The data needed a new column, and now the production database was in the crosshairs. Every migration after launch tests both architecture and nerve.
Adding a new column sounds simple. It can be catastrophic in the wrong conditions. The wrong type stalls queries. A blocking alter locks writes. An unchecked default bloats your data. You need speed, safety, and a rollback path.
Start with the migration plan. In PostgreSQL, use ADD COLUMN with a nullable field first. Avoid default values in the initial statement—set them in a second, batched update to keep locks short. In MySQL, check table size and engine choice; ALTER TABLE can be instant on InnoDB if it’s only metadata, or painfully slow if storage changes are needed.
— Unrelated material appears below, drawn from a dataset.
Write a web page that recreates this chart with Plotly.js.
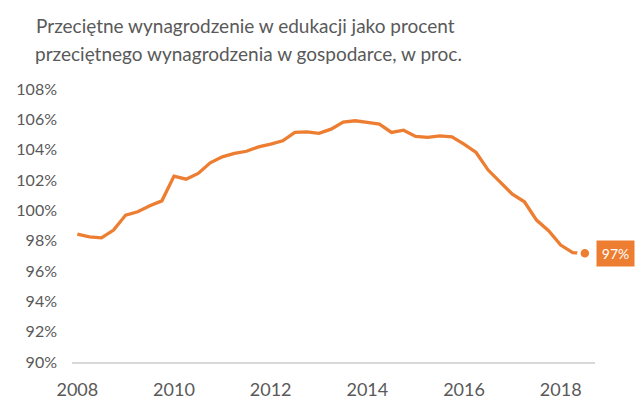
<!DOCTYPE html>
<html>
<head>
<meta charset="utf-8">
<script src="https://cdn.plot.ly/plotly-3.0.1.min.js"></script>
<style>
  html, body { margin: 0; padding: 0; background: #fff; }
  #chart { width: 640px; height: 404px; }
</style>
</head>
<body>
<div id="chart"></div>
<script>
(function () {
  var ORANGE = "#ED7D31";
  var GREY = "#595959";

  // kwartały 2008 Q1 - 2018 Q3
  var quarters = [
    2008, 2008.25, 2008.5, 2008.75,
    2009, 2009.25, 2009.5, 2009.75,
    2010, 2010.25, 2010.5, 2010.75,
    2011, 2011.25, 2011.5, 2011.75,
    2012, 2012.25, 2012.5, 2012.75,
    2013, 2013.25, 2013.5, 2013.75,
    2014, 2014.25, 2014.5, 2014.75,
    2015, 2015.25, 2015.5, 2015.75,
    2016, 2016.25, 2016.5, 2016.75,
    2017, 2017.25, 2017.5, 2017.75,
    2018, 2018.25, 2018.5
  ];
  var ratio = [
    98.44, 98.26, 98.19, 98.70,
    99.69, 99.91, 100.30, 100.63,
    102.26, 102.06, 102.44, 103.14,
    103.53, 103.76, 103.90, 104.19,
    104.37, 104.59, 105.14, 105.18,
    105.08, 105.36, 105.82, 105.91,
    105.80, 105.69, 105.14, 105.29,
    104.88, 104.81, 104.92, 104.85,
    104.37, 103.82, 102.66, 101.89,
    101.07, 100.57, 99.36, 98.66,
    97.71, 97.21, 97.17
  ];
  var yearTicks = [2008, 2010, 2012, 2014, 2016, 2018];
  var pctTicks = [90, 92, 94, 96, 98, 100, 102, 104, 106, 108];
  var titleLines = [
    "Przeciętne wynagrodzenie w edukacji jako procent",
    "przeciętnego wynagrodzenia w gospodarce, w proc."
  ];

  var lastX = quarters[quarters.length - 1];
  var lastY = ratio[ratio.length - 1];

  var line = {
    x: quarters,
    y: ratio,
    type: "scatter",
    mode: "lines",
    line: { color: ORANGE, width: 3.3 },
    hoverinfo: "skip",
    cliponaxis: false
  };
  var dot = {
    x: [lastX],
    y: [lastY],
    type: "scatter",
    mode: "markers",
    marker: { color: ORANGE, size: 12, line: { color: "#fff", width: 3.5 } },
    hoverinfo: "skip",
    cliponaxis: false
  };

  // plot area: x 72..595, y 80..362
  var layout = {
    width: 640,
    height: 404,
    margin: { l: 72, r: 45, t: 80, b: 42 },
    paper_bgcolor: "#fff",
    plot_bgcolor: "#fff",
    showlegend: false,
    font: { family: "Lato, 'Liberation Sans', sans-serif", color: GREY },
    title: {
      text: titleLines[0],
      font: { size: 19, color: GREY },
      xref: "container",
      yref: "container",
      x: 36 / 640,
      xanchor: "left",
      y: 1 - 26 / 404,
      yanchor: "middle"
    },
    xaxis: {
      range: [2007.89, 2018.71],
      tickvals: yearTicks,
      ticktext: yearTicks.map(String),
      showgrid: false,
      zeroline: false,
      showline: true,
      linecolor: "#D9D9D9",
      linewidth: 1.5,
      ticks: "",
      ticklabelstandoff: 11,
      tickfont: { size: 18, color: GREY },
      fixedrange: true
    },
    yaxis: {
      range: [90, 108.6],
      tickvals: pctTicks,
      ticktext: pctTicks.map(function (v) { return v + "%"; }),
      showgrid: false,
      zeroline: false,
      showline: false,
      ticks: "",
      ticklabelstandoff: 14,
      tickfont: { size: 16, color: GREY },
      fixedrange: true
    },
    annotations: [
      {
        xref: "paper",
        yref: "paper",
        x: (36 - 72) / 523,
        y: (362 - 53) / 282,
        xanchor: "left",
        yanchor: "middle",
        xshift: -3,
        showarrow: false,
        text: titleLines[1],
        font: { size: 19, color: GREY }
      },
      {
        x: lastX,
        y: lastY,
        xref: "x",
        yref: "y",
        xanchor: "left",
        yanchor: "middle",
        xshift: 11,
        showarrow: false,
        text: Math.round(lastY) + "%",
        font: { size: 14, color: "#fff" },
        bgcolor: ORANGE,
        borderpad: 3,
        width: 31,
        height: 19
      }
    ]
  };

  Plotly.newPlot("chart", [line, dot], layout, { displayModeBar: false, staticPlot: true });
})();
</script>
</body>
</html>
For zero downtime, double-write strategy works: create the new column, write to both columns in application code, backfill in small chunks, flip reads when synced. For high-traffic systems, run backfills during off-peak hours and monitor query plans before and after.
Always test the migration in a staging environment with production-like data. Measure execution time, disk impact, and replication lag. Use feature flags to gate read/write access to the new column until dependencies are stable.
Once deployed, track error rates, replication health, and slow query logs. If performance falls, revert quickly or disable usage of the new column until fixed. Schema changes demand respect because database downtime is expensive and public.